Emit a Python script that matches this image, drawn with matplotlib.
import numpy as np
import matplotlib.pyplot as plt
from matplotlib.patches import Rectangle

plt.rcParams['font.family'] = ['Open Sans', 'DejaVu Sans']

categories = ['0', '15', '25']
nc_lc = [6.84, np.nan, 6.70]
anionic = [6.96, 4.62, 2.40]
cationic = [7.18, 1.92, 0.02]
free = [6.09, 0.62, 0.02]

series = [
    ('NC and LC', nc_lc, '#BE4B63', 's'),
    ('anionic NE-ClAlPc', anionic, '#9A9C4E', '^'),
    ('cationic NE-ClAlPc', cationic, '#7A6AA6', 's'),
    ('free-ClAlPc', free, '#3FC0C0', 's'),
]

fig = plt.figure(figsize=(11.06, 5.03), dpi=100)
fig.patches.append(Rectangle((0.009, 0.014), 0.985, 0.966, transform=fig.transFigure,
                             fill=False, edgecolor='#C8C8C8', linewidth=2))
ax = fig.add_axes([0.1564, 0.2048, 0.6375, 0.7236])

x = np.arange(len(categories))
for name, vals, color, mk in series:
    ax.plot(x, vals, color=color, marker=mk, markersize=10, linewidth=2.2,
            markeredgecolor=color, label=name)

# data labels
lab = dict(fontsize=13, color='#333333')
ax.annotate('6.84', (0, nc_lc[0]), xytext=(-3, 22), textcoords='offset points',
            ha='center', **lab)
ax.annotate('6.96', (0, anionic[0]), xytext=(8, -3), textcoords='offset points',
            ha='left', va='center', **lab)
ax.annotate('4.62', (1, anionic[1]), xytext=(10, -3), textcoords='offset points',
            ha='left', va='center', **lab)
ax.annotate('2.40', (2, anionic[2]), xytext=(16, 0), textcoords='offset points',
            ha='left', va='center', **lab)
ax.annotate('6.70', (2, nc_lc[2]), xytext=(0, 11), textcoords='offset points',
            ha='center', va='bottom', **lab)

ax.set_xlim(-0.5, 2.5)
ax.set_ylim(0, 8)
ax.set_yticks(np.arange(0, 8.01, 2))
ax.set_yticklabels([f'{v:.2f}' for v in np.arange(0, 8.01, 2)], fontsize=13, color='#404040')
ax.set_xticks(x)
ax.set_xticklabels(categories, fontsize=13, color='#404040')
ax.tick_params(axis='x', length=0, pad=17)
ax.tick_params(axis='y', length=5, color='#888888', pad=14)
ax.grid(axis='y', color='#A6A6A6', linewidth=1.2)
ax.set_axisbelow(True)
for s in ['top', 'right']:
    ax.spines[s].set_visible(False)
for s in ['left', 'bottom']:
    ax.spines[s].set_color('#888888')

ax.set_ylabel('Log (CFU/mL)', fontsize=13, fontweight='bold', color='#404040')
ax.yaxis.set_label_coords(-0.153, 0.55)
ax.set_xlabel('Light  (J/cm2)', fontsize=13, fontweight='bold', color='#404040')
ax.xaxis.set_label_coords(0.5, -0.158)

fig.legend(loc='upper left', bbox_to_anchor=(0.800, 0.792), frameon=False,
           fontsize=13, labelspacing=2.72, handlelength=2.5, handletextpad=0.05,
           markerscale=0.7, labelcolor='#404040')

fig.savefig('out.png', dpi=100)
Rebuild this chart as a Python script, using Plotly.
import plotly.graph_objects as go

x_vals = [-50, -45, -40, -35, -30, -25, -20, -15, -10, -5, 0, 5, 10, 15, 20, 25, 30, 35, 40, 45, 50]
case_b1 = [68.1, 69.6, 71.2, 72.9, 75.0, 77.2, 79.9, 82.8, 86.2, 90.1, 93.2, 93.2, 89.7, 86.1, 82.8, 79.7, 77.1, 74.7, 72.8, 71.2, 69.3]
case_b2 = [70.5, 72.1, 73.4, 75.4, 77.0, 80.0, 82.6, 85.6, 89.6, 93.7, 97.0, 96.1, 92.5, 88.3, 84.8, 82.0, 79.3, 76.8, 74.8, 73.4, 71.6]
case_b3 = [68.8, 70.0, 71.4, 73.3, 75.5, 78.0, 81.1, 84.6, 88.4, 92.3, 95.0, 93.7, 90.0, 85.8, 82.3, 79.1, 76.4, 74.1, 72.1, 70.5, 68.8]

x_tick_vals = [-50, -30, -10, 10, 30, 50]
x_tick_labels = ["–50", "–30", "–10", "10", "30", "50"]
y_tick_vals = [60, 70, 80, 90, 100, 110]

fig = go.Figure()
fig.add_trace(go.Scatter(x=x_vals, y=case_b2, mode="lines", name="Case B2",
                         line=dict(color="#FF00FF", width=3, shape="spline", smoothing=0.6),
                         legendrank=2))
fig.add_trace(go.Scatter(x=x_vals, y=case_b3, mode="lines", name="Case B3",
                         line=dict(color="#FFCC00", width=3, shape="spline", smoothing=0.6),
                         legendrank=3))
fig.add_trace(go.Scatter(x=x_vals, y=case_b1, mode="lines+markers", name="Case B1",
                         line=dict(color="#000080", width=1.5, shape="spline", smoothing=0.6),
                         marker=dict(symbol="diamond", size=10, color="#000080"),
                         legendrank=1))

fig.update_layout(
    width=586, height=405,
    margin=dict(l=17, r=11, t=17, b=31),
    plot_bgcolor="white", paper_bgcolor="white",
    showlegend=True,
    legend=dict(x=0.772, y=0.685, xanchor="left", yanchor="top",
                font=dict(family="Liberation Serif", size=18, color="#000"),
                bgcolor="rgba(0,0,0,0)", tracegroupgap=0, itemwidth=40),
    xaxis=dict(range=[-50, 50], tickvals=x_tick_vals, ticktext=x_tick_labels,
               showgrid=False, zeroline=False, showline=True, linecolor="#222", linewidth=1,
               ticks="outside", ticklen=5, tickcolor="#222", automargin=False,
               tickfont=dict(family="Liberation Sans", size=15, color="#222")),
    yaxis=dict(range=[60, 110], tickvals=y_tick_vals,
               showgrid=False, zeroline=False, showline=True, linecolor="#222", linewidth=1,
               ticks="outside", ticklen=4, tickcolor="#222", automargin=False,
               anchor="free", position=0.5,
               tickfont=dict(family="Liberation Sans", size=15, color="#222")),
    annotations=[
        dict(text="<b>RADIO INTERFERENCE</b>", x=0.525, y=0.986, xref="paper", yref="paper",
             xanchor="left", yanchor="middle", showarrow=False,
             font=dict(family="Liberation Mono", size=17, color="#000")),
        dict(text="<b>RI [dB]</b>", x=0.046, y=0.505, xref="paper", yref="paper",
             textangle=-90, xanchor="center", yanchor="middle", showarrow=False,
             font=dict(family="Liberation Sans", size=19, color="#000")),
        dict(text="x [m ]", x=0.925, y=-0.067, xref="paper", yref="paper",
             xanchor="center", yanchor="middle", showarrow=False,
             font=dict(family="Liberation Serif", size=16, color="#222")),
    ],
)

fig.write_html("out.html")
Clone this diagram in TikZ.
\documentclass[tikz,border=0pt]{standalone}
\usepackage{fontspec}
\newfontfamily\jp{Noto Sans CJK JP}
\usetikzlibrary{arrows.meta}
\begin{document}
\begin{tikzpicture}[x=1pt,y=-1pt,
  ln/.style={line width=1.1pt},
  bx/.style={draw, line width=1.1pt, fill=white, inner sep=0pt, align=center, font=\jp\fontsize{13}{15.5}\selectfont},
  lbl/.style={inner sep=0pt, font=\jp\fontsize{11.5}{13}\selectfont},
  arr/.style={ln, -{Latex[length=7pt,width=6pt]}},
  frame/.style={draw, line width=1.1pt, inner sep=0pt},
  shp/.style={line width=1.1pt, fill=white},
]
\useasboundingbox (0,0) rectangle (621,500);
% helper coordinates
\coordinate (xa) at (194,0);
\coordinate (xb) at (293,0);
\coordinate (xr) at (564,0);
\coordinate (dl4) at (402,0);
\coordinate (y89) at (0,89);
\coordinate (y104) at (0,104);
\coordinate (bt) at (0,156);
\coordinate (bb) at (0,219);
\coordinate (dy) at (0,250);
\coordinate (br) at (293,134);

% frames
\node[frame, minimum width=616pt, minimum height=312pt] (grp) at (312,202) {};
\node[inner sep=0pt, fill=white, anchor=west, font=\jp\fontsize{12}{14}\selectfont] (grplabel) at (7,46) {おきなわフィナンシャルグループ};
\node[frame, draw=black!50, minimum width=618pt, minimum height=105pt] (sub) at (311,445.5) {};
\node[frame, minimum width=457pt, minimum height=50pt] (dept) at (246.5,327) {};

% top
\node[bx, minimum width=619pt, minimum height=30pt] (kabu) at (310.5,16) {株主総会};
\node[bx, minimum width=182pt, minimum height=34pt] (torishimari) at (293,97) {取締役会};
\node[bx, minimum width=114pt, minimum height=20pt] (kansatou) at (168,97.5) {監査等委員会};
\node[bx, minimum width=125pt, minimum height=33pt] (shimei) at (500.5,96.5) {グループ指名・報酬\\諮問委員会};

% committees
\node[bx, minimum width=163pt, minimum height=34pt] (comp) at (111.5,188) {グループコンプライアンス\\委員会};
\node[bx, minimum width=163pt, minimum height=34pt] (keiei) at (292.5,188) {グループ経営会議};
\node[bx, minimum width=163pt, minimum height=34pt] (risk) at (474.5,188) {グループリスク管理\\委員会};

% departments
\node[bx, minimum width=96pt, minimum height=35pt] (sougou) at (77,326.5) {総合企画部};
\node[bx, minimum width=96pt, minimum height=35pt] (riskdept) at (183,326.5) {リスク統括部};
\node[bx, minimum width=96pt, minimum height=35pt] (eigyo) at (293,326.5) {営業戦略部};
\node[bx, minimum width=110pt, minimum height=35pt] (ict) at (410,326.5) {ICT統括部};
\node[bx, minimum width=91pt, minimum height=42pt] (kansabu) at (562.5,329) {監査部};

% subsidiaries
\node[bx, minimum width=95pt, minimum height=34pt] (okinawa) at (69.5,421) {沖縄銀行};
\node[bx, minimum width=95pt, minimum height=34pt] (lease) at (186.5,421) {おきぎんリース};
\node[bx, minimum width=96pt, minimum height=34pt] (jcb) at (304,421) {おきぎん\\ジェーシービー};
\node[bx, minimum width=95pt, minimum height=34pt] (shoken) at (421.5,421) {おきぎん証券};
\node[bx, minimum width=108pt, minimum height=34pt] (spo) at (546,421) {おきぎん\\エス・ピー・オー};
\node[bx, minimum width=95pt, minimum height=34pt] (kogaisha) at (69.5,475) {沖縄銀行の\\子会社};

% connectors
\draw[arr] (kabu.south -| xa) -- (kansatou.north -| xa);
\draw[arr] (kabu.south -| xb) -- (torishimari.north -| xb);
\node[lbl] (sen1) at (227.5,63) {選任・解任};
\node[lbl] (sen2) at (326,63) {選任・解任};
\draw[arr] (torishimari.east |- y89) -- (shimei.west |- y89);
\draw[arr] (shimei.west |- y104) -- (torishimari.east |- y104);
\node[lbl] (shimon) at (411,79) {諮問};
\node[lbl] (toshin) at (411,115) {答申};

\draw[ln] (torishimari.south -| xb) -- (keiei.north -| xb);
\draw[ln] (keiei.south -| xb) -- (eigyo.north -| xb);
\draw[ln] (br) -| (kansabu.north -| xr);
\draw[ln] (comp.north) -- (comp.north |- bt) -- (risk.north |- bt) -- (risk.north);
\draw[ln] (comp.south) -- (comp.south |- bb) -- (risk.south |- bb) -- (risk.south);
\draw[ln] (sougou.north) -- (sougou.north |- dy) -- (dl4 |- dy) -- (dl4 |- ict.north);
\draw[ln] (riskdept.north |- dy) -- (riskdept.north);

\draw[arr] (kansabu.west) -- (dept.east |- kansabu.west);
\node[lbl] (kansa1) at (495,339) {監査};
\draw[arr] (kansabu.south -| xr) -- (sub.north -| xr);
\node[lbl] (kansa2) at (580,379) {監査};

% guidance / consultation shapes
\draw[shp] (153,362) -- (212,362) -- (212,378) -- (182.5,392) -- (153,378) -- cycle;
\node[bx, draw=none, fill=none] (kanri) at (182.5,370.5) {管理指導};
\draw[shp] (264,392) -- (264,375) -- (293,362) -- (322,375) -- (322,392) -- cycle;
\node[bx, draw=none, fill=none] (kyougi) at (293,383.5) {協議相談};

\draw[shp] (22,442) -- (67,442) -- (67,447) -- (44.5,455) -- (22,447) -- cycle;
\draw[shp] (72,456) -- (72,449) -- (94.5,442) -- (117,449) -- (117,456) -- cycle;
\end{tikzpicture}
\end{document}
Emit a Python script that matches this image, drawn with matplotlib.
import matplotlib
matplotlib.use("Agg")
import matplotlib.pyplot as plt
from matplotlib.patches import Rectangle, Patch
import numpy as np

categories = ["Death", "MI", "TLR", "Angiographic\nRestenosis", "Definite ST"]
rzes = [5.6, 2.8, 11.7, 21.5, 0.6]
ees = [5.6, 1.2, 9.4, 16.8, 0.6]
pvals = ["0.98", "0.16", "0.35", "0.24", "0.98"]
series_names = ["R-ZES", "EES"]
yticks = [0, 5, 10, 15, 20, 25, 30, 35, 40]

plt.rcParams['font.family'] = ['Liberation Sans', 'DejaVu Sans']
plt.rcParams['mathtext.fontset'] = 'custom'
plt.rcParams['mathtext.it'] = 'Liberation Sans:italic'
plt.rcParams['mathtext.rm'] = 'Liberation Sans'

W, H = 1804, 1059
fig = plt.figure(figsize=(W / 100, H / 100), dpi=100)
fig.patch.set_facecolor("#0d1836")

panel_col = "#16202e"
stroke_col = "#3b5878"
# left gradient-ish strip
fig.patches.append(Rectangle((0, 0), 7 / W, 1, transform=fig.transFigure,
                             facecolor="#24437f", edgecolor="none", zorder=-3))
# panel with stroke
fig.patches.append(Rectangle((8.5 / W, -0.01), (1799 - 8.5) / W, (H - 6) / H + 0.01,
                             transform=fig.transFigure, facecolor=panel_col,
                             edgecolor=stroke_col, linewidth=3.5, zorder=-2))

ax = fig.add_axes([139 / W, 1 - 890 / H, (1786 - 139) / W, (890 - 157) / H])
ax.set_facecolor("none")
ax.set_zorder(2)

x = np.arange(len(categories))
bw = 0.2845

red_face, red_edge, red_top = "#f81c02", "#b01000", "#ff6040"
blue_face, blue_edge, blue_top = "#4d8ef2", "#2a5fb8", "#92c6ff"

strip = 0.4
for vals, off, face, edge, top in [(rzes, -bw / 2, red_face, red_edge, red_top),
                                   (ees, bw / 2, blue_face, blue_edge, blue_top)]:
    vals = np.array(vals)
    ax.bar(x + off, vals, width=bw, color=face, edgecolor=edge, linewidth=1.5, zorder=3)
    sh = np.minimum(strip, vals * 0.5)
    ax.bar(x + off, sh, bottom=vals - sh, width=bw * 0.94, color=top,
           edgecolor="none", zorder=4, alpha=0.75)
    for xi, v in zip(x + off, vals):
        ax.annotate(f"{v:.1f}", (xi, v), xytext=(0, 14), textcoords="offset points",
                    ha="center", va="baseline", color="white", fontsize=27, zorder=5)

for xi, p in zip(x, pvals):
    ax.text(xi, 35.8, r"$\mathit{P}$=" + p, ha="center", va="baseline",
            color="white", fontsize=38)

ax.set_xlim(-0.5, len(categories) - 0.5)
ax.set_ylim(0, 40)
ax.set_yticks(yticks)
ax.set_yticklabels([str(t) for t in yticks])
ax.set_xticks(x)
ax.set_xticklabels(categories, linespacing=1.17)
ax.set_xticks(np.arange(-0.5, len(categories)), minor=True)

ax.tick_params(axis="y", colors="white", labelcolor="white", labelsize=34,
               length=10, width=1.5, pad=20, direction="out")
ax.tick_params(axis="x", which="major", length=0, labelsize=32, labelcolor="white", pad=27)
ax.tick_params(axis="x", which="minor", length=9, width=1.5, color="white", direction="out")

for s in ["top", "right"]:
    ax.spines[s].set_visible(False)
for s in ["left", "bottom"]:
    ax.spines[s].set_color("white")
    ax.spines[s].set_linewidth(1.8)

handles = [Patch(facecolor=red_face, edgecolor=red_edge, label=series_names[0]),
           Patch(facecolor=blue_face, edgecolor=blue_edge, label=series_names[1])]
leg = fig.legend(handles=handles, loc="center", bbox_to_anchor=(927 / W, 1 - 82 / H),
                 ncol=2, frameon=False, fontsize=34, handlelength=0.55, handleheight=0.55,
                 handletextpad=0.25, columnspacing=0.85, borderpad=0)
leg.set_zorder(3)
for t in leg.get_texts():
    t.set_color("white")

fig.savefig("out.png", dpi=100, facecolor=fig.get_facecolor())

★ ★ ★ ★

## TASK REQUIREMENTS
Repeat exactly, please, each line from the beginning of the data through the line with "ha='center', va='bottom', **lab)" in it, and only those lines.

## ANSWER TO THE EXERCISE
Emit a Python script that matches this image, drawn with matplotlib.
import numpy as np
import matplotlib.pyplot as plt
from matplotlib.patches import Rectangle

plt.rcParams['font.family'] = ['Open Sans', 'DejaVu Sans']

categories = ['0', '15', '25']
nc_lc = [6.84, np.nan, 6.70]
anionic = [6.96, 4.62, 2.40]
cationic = [7.18, 1.92, 0.02]
free = [6.09, 0.62, 0.02]

series = [
    ('NC and LC', nc_lc, '#BE4B63', 's'),
    ('anionic NE-ClAlPc', anionic, '#9A9C4E', '^'),
    ('cationic NE-ClAlPc', cationic, '#7A6AA6', 's'),
    ('free-ClAlPc', free, '#3FC0C0', 's'),
]

fig = plt.figure(figsize=(11.06, 5.03), dpi=100)
fig.patches.append(Rectangle((0.009, 0.014), 0.985, 0.966, transform=fig.transFigure,
                             fill=False, edgecolor='#C8C8C8', linewidth=2))
ax = fig.add_axes([0.1564, 0.2048, 0.6375, 0.7236])

x = np.arange(len(categories))
for name, vals, color, mk in series:
    ax.plot(x, vals, color=color, marker=mk, markersize=10, linewidth=2.2,
            markeredgecolor=color, label=name)

# data labels
lab = dict(fontsize=13, color='#333333')
ax.annotate('6.84', (0, nc_lc[0]), xytext=(-3, 22), textcoords='offset points',
            ha='center', **lab)
ax.annotate('6.96', (0, anionic[0]), xytext=(8, -3), textcoords='offset points',
            ha='left', va='center', **lab)
ax.annotate('4.62', (1, anionic[1]), xytext=(10, -3), textcoords='offset points',
            ha='left', va='center', **lab)
ax.annotate('2.40', (2, anionic[2]), xytext=(16, 0), textcoords='offset points',
            ha='left', va='center', **lab)
ax.annotate('6.70', (2, nc_lc[2]), xytext=(0, 11), textcoords='offset points',
            ha='center', va='bottom', **lab)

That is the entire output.